La censura di cui al terzo motivo, infine, oltre ad attenere a un elemento di prova richiamato solamente ad adiuvandum dalla Corte distrettuale (e quindi non decisivo), è prospettata con modalità non conformi al principio di specificità dei motivi di ricorso per cassazione, secondo cui parte ricorrente avrebbe dovuto, quantomeno, trascrivere nel ricorso il contenuto della missiva del 5.12.2007 scritta dai difensori del M., fornendo al contempo alla Corte elementi sicuri per consentirne l’individuazione e il reperimento negli atti processuali, potendosi solo così ritenere assolto il duplice onere, rispettivamente previsto a presidio del suddetto principio dall’art. 366 c.p.c., comma 1, n. 6, e dall’art. 369 c.p.c., comma 2, n. 4 (Cass. 12 febbraio 2014, n. 3224; Cass. SU 11 aprile 2012, n. 5698; Cass. SU 3 novembre 2011, n. 22726).
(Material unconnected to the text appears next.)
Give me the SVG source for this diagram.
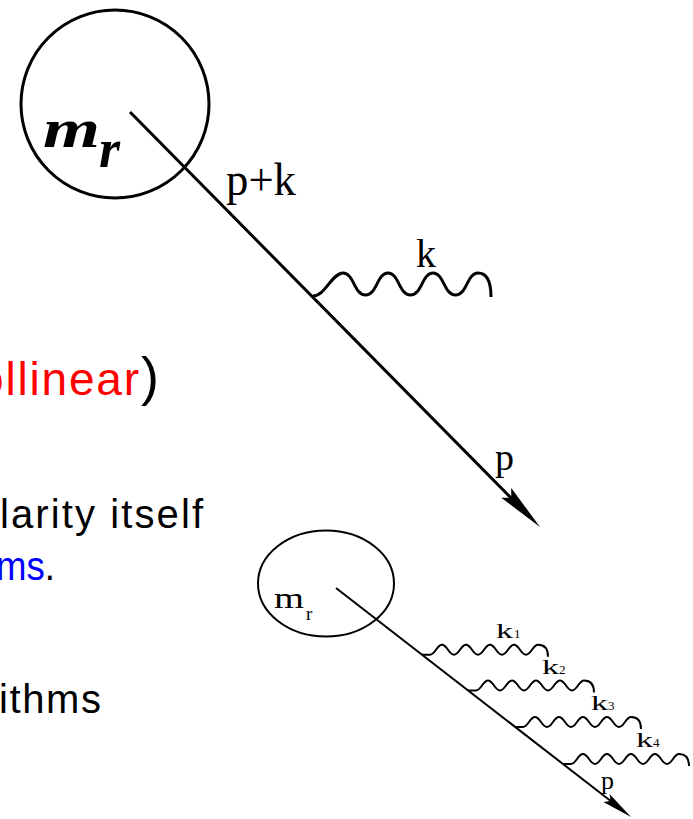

10. In sintesi, il ricorso va rigettato e le spese di lite sono regolate secondo il criterio della soccombenza dettato dall’art. 91 cod.proc.civ.
11. Sussistono i presupposti per il versamento, da parte del ricorrente, dell’ulteriore importo a titolo di contributo unificato, previsto dal D.P.R. 30 maggio 2002, n. 115, art. 13, comma 1 quater, introdotto dalla L. 24 dicembre 2012, n. 228, art. 1, comma 17 (legge di stabilità 2013).
P.Q.M.
Rigetta il ricorso e condanna il ricorrente al pagamento delle spese del presente giudizio di legittimità liquidate in euro 200,00 per esborsi e in euro 4.500,00 per compensi professionali, oltre spese generali al 15% ed accessori di legge.
Ai sensi dell’art. 13, comma 1 quater del D.P.R. n. 115 del 2002, dà atto della sussistenza dei presupposti per il versamento, da parte del ricorrente, dell’ulteriore importo a titolo di contributo unificato pari a quello dovuto per il ricorso, a norma del comma 1-bis dello stesso articolo 13.